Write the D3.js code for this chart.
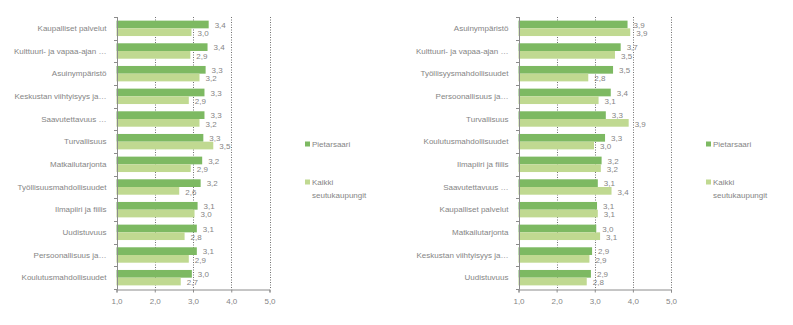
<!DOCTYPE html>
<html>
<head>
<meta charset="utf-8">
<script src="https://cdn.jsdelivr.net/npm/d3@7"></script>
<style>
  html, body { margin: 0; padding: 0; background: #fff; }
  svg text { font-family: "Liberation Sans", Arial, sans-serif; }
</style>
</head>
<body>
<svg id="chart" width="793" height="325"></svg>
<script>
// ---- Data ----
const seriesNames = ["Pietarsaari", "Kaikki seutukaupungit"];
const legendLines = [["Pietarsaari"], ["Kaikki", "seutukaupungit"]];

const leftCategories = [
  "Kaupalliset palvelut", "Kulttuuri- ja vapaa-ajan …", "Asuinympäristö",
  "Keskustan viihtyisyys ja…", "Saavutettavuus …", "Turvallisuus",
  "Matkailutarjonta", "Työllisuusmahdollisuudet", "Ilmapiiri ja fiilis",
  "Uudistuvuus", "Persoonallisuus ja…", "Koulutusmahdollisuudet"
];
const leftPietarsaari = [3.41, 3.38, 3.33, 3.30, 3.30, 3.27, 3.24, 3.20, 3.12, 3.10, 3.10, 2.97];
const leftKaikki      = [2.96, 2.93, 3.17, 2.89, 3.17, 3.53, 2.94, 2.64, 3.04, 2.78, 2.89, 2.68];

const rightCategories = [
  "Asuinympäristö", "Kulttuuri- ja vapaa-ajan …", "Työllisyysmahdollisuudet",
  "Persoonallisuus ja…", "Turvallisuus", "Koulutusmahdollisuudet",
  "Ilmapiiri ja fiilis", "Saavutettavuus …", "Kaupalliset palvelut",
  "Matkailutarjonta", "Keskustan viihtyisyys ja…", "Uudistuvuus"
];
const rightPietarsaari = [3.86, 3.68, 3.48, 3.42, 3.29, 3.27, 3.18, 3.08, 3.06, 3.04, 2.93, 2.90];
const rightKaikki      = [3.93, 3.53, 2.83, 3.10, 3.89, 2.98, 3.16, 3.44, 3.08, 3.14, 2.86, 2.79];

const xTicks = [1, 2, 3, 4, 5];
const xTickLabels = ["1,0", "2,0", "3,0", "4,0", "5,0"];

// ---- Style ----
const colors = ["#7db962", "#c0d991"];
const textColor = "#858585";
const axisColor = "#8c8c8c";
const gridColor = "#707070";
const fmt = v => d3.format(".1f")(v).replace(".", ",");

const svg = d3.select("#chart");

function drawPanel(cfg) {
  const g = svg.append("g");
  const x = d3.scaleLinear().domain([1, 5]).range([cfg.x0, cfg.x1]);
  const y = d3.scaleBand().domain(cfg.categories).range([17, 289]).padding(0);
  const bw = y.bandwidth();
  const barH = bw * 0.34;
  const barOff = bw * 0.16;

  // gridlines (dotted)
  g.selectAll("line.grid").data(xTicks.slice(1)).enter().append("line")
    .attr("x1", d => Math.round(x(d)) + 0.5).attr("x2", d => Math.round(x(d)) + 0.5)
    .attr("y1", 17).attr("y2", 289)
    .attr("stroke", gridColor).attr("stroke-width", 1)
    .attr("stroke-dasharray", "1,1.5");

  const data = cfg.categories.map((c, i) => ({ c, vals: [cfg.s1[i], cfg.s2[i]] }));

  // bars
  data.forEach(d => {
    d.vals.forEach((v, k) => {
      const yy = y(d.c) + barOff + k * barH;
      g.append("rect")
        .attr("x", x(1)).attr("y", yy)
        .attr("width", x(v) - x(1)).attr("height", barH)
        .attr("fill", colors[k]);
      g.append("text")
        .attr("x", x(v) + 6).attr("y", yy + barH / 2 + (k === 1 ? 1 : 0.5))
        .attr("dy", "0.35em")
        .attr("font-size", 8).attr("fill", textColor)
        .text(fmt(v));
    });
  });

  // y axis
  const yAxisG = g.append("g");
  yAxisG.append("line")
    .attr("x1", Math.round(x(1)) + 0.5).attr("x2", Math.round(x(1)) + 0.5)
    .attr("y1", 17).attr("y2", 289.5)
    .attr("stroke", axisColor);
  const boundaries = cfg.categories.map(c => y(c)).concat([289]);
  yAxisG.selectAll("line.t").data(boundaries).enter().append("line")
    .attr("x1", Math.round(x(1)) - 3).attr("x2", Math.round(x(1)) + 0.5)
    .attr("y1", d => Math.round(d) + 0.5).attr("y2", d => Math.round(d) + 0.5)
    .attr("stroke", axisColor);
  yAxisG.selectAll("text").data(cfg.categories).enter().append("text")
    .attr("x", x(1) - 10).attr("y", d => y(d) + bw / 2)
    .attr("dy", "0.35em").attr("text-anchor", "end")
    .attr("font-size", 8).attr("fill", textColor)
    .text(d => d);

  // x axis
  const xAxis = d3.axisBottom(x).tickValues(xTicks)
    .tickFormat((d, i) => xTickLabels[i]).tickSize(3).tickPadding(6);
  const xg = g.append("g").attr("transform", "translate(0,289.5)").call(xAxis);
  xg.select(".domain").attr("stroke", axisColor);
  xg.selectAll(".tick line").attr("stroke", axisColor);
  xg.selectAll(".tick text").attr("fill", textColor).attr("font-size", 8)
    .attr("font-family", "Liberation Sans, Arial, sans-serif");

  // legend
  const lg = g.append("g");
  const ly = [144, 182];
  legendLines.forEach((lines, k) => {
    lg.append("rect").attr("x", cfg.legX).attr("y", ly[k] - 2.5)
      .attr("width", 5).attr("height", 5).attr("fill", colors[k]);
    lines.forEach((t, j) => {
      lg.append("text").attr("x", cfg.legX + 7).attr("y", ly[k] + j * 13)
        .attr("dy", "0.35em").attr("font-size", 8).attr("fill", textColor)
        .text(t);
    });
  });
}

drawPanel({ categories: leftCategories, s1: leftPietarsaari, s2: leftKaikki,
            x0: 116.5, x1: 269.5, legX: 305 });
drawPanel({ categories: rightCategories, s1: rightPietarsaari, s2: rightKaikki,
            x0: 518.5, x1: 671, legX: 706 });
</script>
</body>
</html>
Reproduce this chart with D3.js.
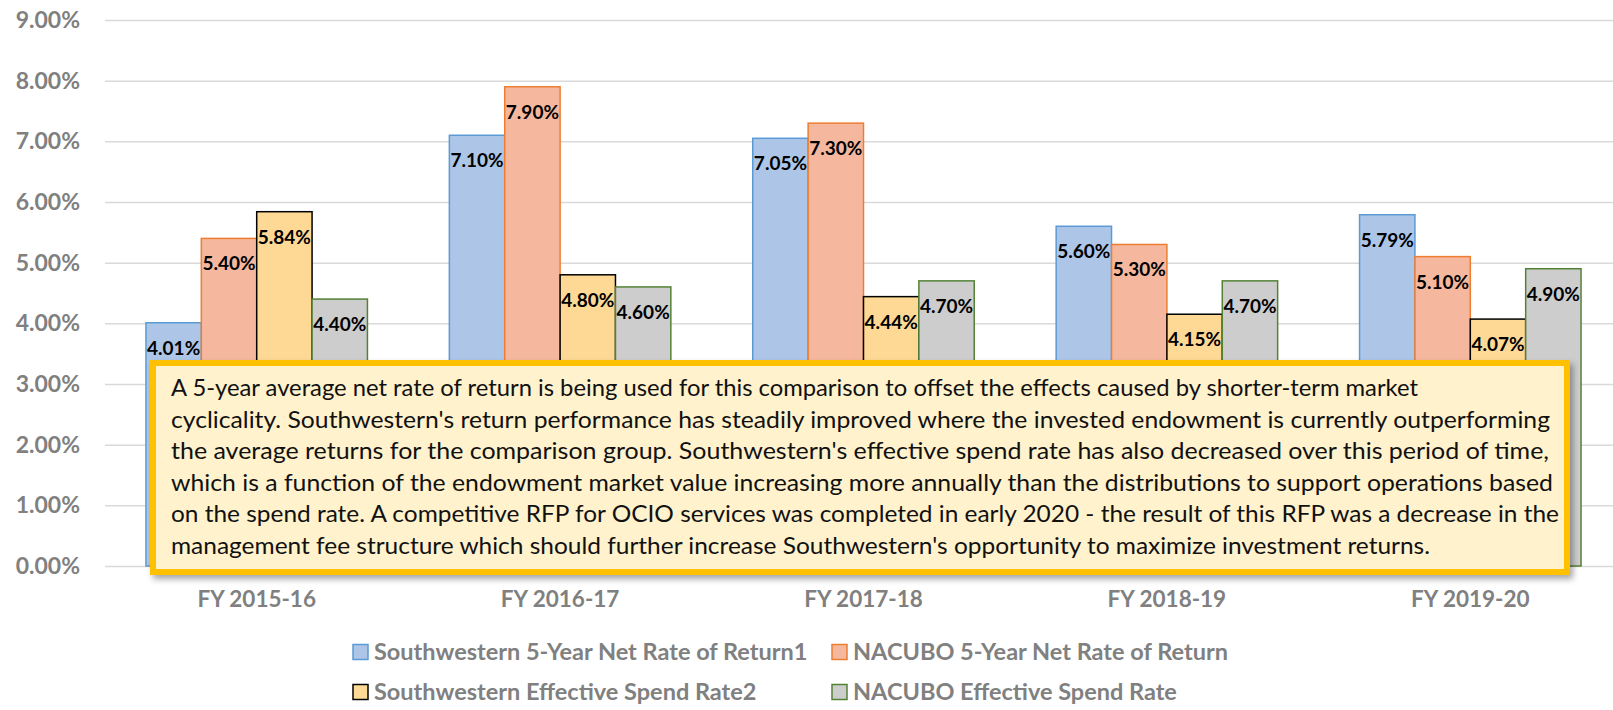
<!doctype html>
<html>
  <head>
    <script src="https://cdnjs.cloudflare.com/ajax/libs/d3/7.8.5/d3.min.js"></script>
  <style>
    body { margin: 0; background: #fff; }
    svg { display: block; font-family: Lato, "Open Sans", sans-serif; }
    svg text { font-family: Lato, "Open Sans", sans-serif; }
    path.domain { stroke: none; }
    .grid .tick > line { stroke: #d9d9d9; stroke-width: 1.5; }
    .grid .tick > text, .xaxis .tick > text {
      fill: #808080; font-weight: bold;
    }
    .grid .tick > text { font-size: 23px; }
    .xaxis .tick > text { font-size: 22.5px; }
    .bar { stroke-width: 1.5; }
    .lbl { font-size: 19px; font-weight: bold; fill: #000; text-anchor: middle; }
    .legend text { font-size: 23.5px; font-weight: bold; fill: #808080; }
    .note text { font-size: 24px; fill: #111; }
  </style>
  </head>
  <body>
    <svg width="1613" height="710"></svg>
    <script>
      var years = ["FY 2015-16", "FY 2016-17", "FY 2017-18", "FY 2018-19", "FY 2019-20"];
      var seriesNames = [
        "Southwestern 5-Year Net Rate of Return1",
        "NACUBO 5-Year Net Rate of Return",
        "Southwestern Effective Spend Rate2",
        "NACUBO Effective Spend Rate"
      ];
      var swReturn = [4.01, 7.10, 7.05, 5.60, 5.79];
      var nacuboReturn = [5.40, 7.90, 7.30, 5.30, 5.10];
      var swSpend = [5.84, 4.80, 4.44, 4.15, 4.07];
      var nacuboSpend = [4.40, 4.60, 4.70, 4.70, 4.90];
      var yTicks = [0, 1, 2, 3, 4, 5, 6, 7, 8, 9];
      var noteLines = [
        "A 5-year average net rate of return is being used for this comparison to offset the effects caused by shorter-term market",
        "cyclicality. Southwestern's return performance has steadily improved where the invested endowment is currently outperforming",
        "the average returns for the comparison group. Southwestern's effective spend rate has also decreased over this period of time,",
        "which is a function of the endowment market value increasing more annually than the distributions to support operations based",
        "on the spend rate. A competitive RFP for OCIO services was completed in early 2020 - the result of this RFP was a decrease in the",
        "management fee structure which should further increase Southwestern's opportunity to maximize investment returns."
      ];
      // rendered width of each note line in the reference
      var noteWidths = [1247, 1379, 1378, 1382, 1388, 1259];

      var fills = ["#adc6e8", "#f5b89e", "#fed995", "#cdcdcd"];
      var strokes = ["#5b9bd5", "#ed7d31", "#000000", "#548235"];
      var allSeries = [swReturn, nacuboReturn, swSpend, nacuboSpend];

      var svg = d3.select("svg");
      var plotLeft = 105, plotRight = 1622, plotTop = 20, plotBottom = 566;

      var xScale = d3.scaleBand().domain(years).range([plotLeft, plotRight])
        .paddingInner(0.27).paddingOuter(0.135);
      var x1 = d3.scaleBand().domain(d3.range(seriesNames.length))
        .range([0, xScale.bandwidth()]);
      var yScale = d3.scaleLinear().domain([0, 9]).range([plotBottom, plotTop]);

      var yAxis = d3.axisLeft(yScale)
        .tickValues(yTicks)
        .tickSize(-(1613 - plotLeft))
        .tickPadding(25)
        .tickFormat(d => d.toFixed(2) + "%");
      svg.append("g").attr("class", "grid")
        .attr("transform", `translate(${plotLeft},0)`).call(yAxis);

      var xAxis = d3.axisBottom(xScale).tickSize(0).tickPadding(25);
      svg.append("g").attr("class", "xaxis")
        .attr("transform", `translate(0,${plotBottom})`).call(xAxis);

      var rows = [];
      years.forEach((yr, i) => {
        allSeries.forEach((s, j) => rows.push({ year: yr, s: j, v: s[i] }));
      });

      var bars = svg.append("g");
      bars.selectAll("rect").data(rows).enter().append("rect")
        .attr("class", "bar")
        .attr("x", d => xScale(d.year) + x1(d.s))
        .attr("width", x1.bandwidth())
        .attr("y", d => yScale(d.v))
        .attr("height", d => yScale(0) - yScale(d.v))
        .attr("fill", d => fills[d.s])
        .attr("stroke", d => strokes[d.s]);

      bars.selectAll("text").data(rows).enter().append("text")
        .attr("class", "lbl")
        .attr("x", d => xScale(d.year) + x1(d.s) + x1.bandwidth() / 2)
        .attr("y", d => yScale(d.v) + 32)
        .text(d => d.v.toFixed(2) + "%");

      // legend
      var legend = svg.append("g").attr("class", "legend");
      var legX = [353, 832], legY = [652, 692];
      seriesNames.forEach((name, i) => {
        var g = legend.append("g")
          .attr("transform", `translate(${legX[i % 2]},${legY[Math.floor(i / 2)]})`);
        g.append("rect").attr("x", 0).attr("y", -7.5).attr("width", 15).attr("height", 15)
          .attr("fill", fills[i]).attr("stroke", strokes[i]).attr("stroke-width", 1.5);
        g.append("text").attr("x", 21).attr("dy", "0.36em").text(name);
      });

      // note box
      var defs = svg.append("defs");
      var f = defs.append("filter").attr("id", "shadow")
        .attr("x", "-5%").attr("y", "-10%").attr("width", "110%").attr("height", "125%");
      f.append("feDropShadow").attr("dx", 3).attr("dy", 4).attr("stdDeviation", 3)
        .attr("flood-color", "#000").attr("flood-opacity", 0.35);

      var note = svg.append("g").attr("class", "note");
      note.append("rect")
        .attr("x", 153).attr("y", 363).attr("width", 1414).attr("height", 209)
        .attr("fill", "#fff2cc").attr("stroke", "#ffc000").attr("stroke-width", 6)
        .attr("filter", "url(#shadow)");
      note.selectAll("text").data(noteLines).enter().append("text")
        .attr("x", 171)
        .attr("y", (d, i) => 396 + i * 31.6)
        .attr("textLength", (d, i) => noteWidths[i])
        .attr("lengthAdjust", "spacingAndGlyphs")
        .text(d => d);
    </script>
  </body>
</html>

● ● ● ●

### Written request
Gather up every line from the listing above in which the word "chart" occurs.

### Exercise output
Write the D3.js code for this chart.
<svg id="chart" width="793" height="325"></svg>
const svg = d3.select("#chart");
Reproduce this chart with D3.js.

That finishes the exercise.